Competition among telecommunications resellers -- known as mobile virtual network operators (MVNOs) -- is heating up.
With more than 40 companies now offering access to the networks of Telstra, Optus and Vodafone, MVNOs say that margins are thin as companies focus on competing on price.
With Telstra announcing wholesale access to its 3G in November, analyst firm Telsyte expects more to join the number one telco's network.
Boost Mobile was the first to jump on board Telstra's Next G network, following more than 12 years on the Optus network. The announcement was so popular the MVNO's website server was overwhelmed by a traffic spike.
"The MVNOs see that Telstra is a well-engineered network that will provide their end customers with good service," says independent telco analyst Chris Coughlan.
"Whether that continues largely depends on Telstra's ability to continue to build capacity to meet the growing demand for mobile services and mobile broadband."
Rolf Hansen, CEO at MVNO Amaysim, says growth in the market is being driven by MVNOs providing alternatives to lock-in 24-month contracts, with the industry shifting towards bring-your-own mobile offerings.
"[Providers] basically have to give away an iPhone for free and then hope to recoup that money with inflated mobile minute rates over 24 months," he says.
"It makes a lot of sense for the industry as a whole and over the next couple of years the industry will have to cut out fat and save costs and reinvent itself with regards to how they acquire customers and how they retain customers."
This increased competition in the market has had an impact on MVNO margins, which are "extremely skinny" according to Roshan Mahanama, founder of Live Connected.
Mahanama says it is becoming harder for MVNOs to differentiate themselves from other telcos, with many competing on price point alone. This is prompting some MVNOs to offer alternatives to standard prepaid offerings.

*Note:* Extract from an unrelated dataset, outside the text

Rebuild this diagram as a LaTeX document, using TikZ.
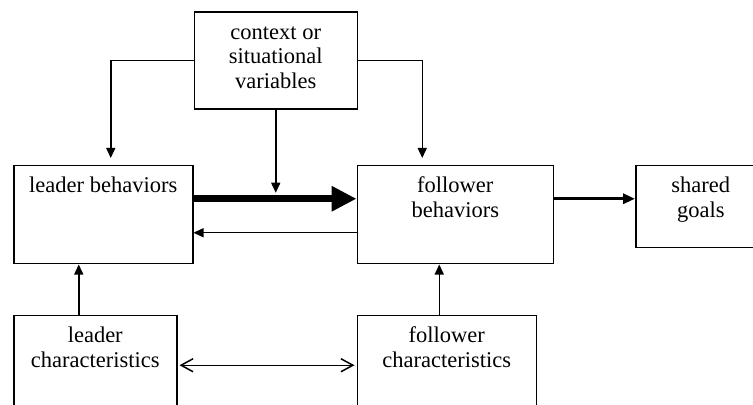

Live Connected recently announced a trial for 'sliding plans' where customers who exceed their talk or data limits are automatically moved up to a higher tier plan for the rest of the month. At the end of the month, the company restores the customer to their original plan.
"Will we see other MVNOs jump on this straight away? Probably not. They'll probably wait and see how it works and try to get their head around the economics of this plan," Mahanama says.
He plans to take a business case back to Optus to gain support for the plan on a permanent basis, citing supplier power restricting what Live Connected can offer.